The Conservatives’ innovation policy ideas at this point aren’t very detailed—at least publicly. Perkins wouldn’t say what will be in the platform, but should the party form the next government, he believes it would move away from subsidies as Ottawa’s main form of support and instead reform the tax code to incentivize innovation and investment, and ensure intellectual property stays in Canada.
“With what the Conservatives are proposing,” says Bergen, “I think if they’re done correctly, there’s a real shot here for this country to have a chance at being able to build an innovation economy that can rival any in the world.”
Intellijoint’s Bakirtzian was pleasantly surprised when Poilievre took him up on an invitation to tour his Kitchener, Ont., office last fall—something he says Trudeau has never done. Bakirtzian says he invited leaders from across Kitchener-Waterloo, a hot spot for tech talent and startups, to participate in the meeting with Poilievre. The group spent over an hour discussing their problems and suggesting how the government could help solve them, he says.

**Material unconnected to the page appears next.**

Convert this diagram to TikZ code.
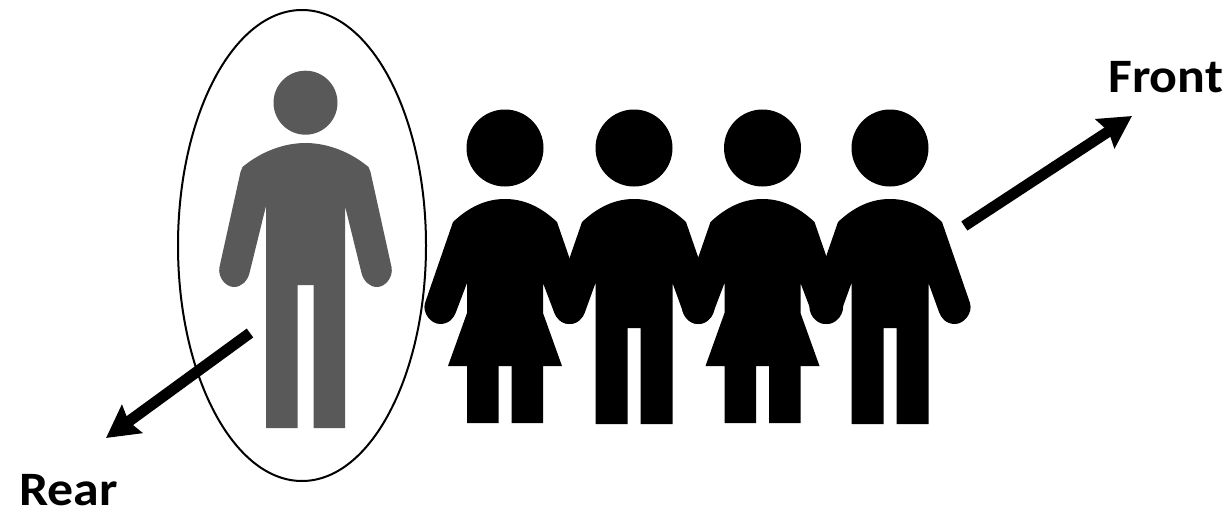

“He was open to listening to what we had to say and to what our challenges were,” says Bakirtzian, adding that he was encouraged by Poilievre’s willingness to collaborate on policy ideas rather than prescribe solutions for what ails the industry. “It was just a refreshing change,” he says.

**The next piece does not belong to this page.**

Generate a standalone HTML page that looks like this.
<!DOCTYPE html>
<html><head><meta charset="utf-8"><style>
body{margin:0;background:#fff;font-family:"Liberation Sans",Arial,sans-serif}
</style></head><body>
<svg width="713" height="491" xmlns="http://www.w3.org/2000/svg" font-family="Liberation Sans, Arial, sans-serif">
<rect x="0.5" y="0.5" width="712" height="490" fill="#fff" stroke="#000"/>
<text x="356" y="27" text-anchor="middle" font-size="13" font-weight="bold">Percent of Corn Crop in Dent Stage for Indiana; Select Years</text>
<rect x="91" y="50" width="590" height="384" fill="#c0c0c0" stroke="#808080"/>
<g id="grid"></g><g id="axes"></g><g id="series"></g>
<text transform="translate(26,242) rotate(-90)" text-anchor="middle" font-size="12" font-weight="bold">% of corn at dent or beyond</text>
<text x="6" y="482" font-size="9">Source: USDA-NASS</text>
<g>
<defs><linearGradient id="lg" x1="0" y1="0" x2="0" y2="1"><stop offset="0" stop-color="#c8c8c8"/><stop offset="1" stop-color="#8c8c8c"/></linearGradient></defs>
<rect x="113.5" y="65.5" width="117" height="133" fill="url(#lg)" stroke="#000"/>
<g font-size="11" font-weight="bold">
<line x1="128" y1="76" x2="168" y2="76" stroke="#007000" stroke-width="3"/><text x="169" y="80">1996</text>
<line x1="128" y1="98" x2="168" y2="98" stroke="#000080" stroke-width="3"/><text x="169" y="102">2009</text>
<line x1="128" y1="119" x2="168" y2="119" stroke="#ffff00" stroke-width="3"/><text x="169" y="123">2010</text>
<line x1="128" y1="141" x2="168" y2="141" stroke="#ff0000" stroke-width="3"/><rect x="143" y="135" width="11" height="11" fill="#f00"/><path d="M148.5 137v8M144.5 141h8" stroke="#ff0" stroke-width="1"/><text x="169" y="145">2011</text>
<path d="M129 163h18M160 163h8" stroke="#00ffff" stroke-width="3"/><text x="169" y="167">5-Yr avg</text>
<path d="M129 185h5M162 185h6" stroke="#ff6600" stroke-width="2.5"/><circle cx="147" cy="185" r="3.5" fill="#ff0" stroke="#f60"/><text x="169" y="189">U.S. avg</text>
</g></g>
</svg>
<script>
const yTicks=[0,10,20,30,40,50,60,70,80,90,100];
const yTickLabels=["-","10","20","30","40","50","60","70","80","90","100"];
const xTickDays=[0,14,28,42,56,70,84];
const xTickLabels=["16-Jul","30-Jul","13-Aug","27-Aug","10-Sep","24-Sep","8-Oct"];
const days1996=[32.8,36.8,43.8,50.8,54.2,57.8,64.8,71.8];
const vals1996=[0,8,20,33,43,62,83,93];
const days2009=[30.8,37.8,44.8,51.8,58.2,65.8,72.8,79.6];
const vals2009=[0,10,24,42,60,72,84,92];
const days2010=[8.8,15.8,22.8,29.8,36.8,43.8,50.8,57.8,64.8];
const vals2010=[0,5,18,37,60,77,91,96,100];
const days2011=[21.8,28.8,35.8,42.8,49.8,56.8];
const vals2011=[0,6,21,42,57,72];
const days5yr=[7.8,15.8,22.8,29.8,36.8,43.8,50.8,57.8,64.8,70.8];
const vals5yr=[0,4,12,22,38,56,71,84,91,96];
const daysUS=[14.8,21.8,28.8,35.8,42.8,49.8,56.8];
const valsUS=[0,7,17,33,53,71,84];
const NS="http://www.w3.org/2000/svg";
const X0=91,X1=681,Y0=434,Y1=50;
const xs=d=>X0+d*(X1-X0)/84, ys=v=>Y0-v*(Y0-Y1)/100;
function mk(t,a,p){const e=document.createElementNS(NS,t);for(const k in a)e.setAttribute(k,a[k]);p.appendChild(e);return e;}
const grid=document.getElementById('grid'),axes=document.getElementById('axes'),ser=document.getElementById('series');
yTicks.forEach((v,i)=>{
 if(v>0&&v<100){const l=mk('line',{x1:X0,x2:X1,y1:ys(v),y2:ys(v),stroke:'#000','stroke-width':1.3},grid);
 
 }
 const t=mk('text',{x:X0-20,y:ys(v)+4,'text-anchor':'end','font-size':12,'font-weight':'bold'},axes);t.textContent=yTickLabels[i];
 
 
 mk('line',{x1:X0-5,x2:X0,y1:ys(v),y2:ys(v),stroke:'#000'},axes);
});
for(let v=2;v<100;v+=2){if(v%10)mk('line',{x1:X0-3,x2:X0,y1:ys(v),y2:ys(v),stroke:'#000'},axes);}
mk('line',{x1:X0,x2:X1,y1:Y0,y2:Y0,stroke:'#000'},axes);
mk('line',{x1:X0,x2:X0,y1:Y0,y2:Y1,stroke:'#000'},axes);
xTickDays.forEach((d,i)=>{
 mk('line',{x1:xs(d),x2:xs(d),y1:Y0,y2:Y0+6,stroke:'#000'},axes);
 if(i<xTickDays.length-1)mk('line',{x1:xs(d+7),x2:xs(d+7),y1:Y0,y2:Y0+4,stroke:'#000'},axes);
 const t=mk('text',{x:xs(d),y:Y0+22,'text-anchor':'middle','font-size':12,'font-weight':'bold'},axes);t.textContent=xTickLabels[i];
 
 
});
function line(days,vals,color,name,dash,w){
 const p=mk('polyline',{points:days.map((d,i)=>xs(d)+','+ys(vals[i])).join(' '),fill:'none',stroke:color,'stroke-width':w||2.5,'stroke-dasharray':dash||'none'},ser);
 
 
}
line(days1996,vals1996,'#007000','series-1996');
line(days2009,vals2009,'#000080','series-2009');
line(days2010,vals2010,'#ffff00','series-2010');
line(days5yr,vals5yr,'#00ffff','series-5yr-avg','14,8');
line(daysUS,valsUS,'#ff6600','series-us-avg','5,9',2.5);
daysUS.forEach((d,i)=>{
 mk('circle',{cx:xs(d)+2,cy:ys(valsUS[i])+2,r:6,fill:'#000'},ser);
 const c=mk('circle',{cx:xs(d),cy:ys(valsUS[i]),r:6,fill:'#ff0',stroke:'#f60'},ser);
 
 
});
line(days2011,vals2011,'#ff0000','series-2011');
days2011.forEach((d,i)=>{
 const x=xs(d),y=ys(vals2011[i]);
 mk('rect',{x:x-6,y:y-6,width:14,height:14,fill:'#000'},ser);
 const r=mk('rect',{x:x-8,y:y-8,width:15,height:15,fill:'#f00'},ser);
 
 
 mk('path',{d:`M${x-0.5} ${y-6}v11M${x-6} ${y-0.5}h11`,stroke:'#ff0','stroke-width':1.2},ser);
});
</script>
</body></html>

The meeting followed a similar one in Toronto last May where Xanadu hosted Lantsman for a tour and discussion that included CCI’s Bergen and executives from scale-ups Borrowell, Canvass AI, D2L, Peraso and Viral Nation.
Thomas Park, former partner at BDC Capital, agrees that the innovation sector has lost confidence in the government as a reliable partner. “That trust needs to be rebuilt,” he says. But he cautioned against dismantling the current innovation agenda completely. “My concern is everybody’s so frustrated that we’re going to tear everything down, but don’t actually have an alternative solution aside from high-level talking points,” he says.
Bakirtzian and others who spoke to The Logic acknowledged that a potential Conservative government may end up disappointing them, just as the Liberals have. But the potential that the sector will fare better under Poilievre’s leadership is a gamble he said is worth taking.
“We want innovation policy that actually works and the current Liberal government has not given us that,” says Bakirtzian. “The natural reaction is to change, and the change is to a government that, in our eyes, is saying the right things. The proof will be in the pudding.”